Merida, September 4, 2007 (venezuelanalysis.com) – Venezuelan President Hugo Chavez’s proposed Constitutional Reform will pass through a second round of discussions this week in the constitutional commission of the National Assembly after it was approved unanimously in the first round of discussions. Meanwhile, opposition parties said Monday that they are building a united front to oppose the proposed reforms. Opposition student groups are also planning to take to the streets this week in Caracas.
As established in the Venezuelan constitution, proposed amendments must pass though three rounds of discussion and debate in the National Assembly before going to a vote in a national referendum. The special commission of the National Assembly will begin the second round of discussions this week and will last until next Thursday when it will set the date for a third discussion before the entire assembly.
As President of the National Assembly Cilia Flores explained last week, the first round of discussions had the purpose of a general reading of the reform. The second round will be the analysis of the chapters, while the third round of discussions will be a discussion article by article.
Flores said they expect the discussions to be finished by November and that the reform proposal should be ready to go before a national vote by this December. The National Electoral Council (CNE) has already begun preparations to get ready for the organization of the national referendum in December.
The Venezuelan opposition parties, on the other hand, announced in a press conference yesterday that they are looking to build an alliance in order to oppose the reform. The parties of the opposition have been divided in their strategies against President Chavez' proposal with some rejecting the entire proposal and others advocating that the proposed changes be voted on separately.
The parties MAS (Movement towards Socialism) and Primero Justicia (Justice First) have both expressed that the opposition should focus on obtaining an article by article vote on the reform. This way, they argue, the Venezuelan people can choose which aspects of the proposal should be approved, and which shouldn't.
But secretary general of opposition party Acción Democrática (Democratic Action) Henry Ramos Allup stated that the position of these sectors of the opposition is "truly unexplainable," since, according to Ramos Allup, the proposed reform does not have any positive aspects.
"The more I read it and review it, forward and backward, all over, I don't see absolutely anything that any Venezuelan who is conscious of the drama that the country is going through could support," said Ramos Allup yesterday in response to the position taken by Primero Justicia and MAS.

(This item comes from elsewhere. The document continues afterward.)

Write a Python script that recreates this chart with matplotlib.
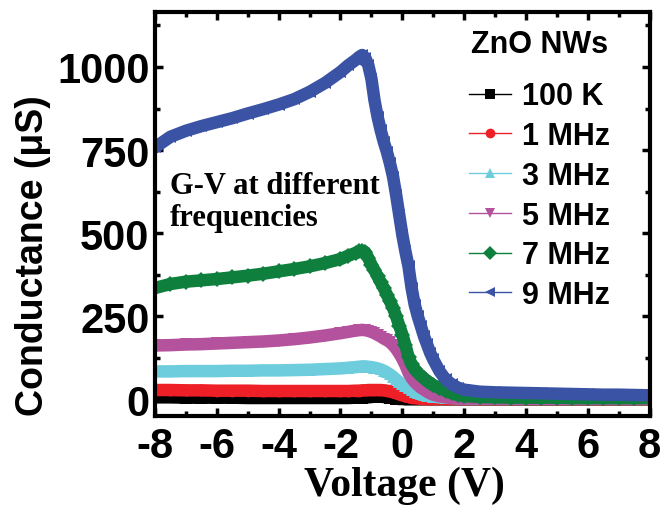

Luis Ignacio Planas, secretary-general of the Christian democratic party COPEI, said that the opposition "shouldn't fall in the government's trap," which he claims is trying to divide opposition sectors. He called for a united front among opposition parties in total rejection of the proposal. Planas emphasized the necessity "to show the Venezuelan people that in the face of the grave threat that the approval of a constitutional reform like the one proposed presents, there is a consciousness among the opposition to work together and confront it united."
Carlos Ocariz of Primero Justica, however, announced that his political party will ask the Supreme Court to apply article 344 of the constitution, which allows for the proposed changes to the constitution to be voted on separately in a national referendum.
Student groups from the Central University of Venezuela (UCV) have also announced plans to oppose the reform proposal. Student representatives announced that they would begin to debate the reform in the student parliament today and plan a public demonstration in the east Caracas neighborhood of Chacaito, an opposition stronghold.
"On Wednesday we will take to the streets, in Plaza Brión in Chacaito, so that everyone can give their opinion of the reform. We are democratic students and we are going to debate the content of this reform that has the goal of giving more power to the president," said president of student center of Andres Bello Catholic University Freddy Guevara.
Stalin Gonzalez, coordinator of the Student Parliament, and leader of the student protests that surrounded the RCTV case last May, assured that the students do not agree with the constitutional reform as has been proposed by President Chavez.
"This isn't a constitutional reform; it is changing the constitution to its core. We are going to come to an agreement so that we can confront the reform," he said.